Task brief:
Begin with the first line and repeat exactly through the line containing "ax.set_axisbelow(True)"; leave every image out.
--------------------------------
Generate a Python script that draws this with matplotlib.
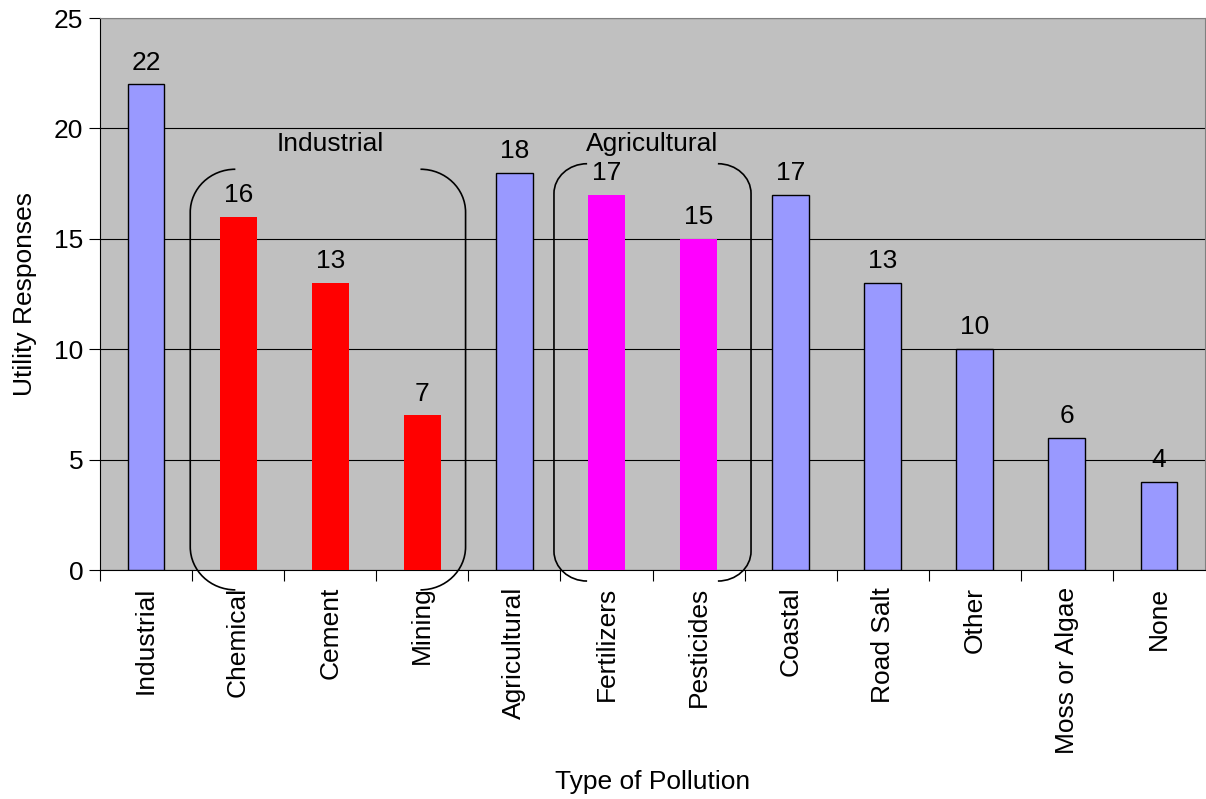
import matplotlib
matplotlib.use("Agg")
import matplotlib.pyplot as plt
from matplotlib.path import Path
from matplotlib.patches import PathPatch

plt.rcParams["font.family"] = ["Liberation Sans", "DejaVu Sans"]

categories = ["Industrial", "Chemical", "Cement", "Mining", "Agricultural", "Fertilizers",
              "Pesticides", "Coastal", "Road Salt", "Other", "Moss or Algae", "None"]
responses = [22, 16, 13, 7, 18, 17, 15, 17, 13, 10, 6, 4]
groups = ["main", "industrial", "industrial", "industrial", "main", "agricultural",
          "agricultural", "main", "main", "main", "main", "main"]

group_colors = {"main": "#9999FF", "industrial": "#FF0000", "agricultural": "#FF00FF"}
group_edges = {"main": "black", "industrial": "none", "agricultural": "none"}

FS = 19

fig = plt.figure(figsize=(12.06, 7.99), dpi=100)
ax = fig.add_axes([100 / 1206, 229 / 799, 1105 / 1206, 552 / 799])
ax.set_facecolor("#C0C0C0")

xs = list(range(len(categories)))
for x, val, grp in zip(xs, responses, groups):
    ax.bar(x, val, width=0.4, color=group_colors[grp], edgecolor=group_edges[grp],
           linewidth=1.0, zorder=3)
    ax.annotate(str(val), (x, val), xytext=(0, 7), textcoords="offset points",
                ha="center", va="bottom", fontsize=FS, zorder=4)

ax.set_xlim(-0.5, len(categories) - 0.5)
ax.set_ylim(0, 25)
ax.set_yticks(range(0, 26, 5))
ax.yaxis.grid(True, color="black", linewidth=0.8, zorder=1)
ax.set_axisbelow(True)

# ticks sit on slot boundaries, labels at slot centres
ax.set_xticks([x + 0.5 for x in xs[:-1]] + [-0.5], minor=False)
ax.set_xticklabels([])
ax.set_xticks(xs, minor=True)
ax.set_xticklabels(categories, minor=True, rotation=90, fontsize=FS, va="top", ha="center")
ax.tick_params(axis="x", which="minor", length=0, pad=12)
ax.tick_params(axis="x", which="major", length=8, direction="out", color="black")
ax.tick_params(axis="y", length=8, direction="out", labelsize=FS, pad=4)

for side in ("top", "right"):
    ax.spines[side].set_color("#808080")
for side in ("left", "bottom"):
    ax.spines[side].set_color("black")

ax.set_xlabel("Type of Pollution", fontsize=FS, labelpad=12)
ax.set_ylabel("Utility Responses", fontsize=FS, labelpad=12)


def bracket(x0, x1, y0, y1, rx, ry):
    # a pair of rounded parentheses enclosing a group of bars
    k = 0.5523
    left = Path([(x0 + rx, y1), (x0 + rx - k * rx, y1), (x0, y1 - ry + k * ry), (x0, y1 - ry),
                 (x0, y0 + ry),
                 (x0, y0 + ry - k * ry), (x0 + rx - k * rx, y0), (x0 + rx, y0)],
                [Path.MOVETO, Path.CURVE4, Path.CURVE4, Path.CURVE4, Path.LINETO,
                 Path.CURVE4, Path.CURVE4, Path.CURVE4])
    right = Path([(x1 - rx, y1), (x1 - rx + k * rx, y1), (x1, y1 - ry + k * ry), (x1, y1 - ry),
                  (x1, y0 + ry),
                  (x1, y0 + ry - k * ry), (x1 - rx + k * rx, y0), (x1 - rx, y0)],
                 [Path.MOVETO, Path.CURVE4, Path.CURVE4, Path.CURVE4, Path.LINETO,
                  Path.CURVE4, Path.CURVE4, Path.CURVE4])
    for p in (left, right):
        ax.add_patch(PathPatch(p, facecolor="none", edgecolor="black", linewidth=1.2,
                               clip_on=False, zorder=5))


bracket(0.48, 3.47, -0.9, 18.15, 0.49, 1.95)
bracket(4.43, 6.57, -0.5, 18.4, 0.36, 1.35)
ax.text(2.0, 19.3, "Industrial", ha="center", va="center", fontsize=FS)
ax.text(5.5, 19.3, "Agricultural", ha="center", va="center", fontsize=FS)

fig.savefig("out.png", dpi=100)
--------------------------------
Answer to the task:
Generate a Python script that draws this with matplotlib.
import matplotlib
matplotlib.use("Agg")
import matplotlib.pyplot as plt
from matplotlib.path import Path
from matplotlib.patches import PathPatch

plt.rcParams["font.family"] = ["Liberation Sans", "DejaVu Sans"]

categories = ["Industrial", "Chemical", "Cement", "Mining", "Agricultural", "Fertilizers",
              "Pesticides", "Coastal", "Road Salt", "Other", "Moss or Algae", "None"]
responses = [22, 16, 13, 7, 18, 17, 15, 17, 13, 10, 6, 4]
groups = ["main", "industrial", "industrial", "industrial", "main", "agricultural",
          "agricultural", "main", "main", "main", "main", "main"]

group_colors = {"main": "#9999FF", "industrial": "#FF0000", "agricultural": "#FF00FF"}
group_edges = {"main": "black", "industrial": "none", "agricultural": "none"}

FS = 19

fig = plt.figure(figsize=(12.06, 7.99), dpi=100)
ax = fig.add_axes([100 / 1206, 229 / 799, 1105 / 1206, 552 / 799])
ax.set_facecolor("#C0C0C0")

xs = list(range(len(categories)))
for x, val, grp in zip(xs, responses, groups):
    ax.bar(x, val, width=0.4, color=group_colors[grp], edgecolor=group_edges[grp],
           linewidth=1.0, zorder=3)
    ax.annotate(str(val), (x, val), xytext=(0, 7), textcoords="offset points",
                ha="center", va="bottom", fontsize=FS, zorder=4)

ax.set_xlim(-0.5, len(categories) - 0.5)
ax.set_ylim(0, 25)
ax.set_yticks(range(0, 26, 5))
ax.yaxis.grid(True, color="black", linewidth=0.8, zorder=1)
ax.set_axisbelow(True)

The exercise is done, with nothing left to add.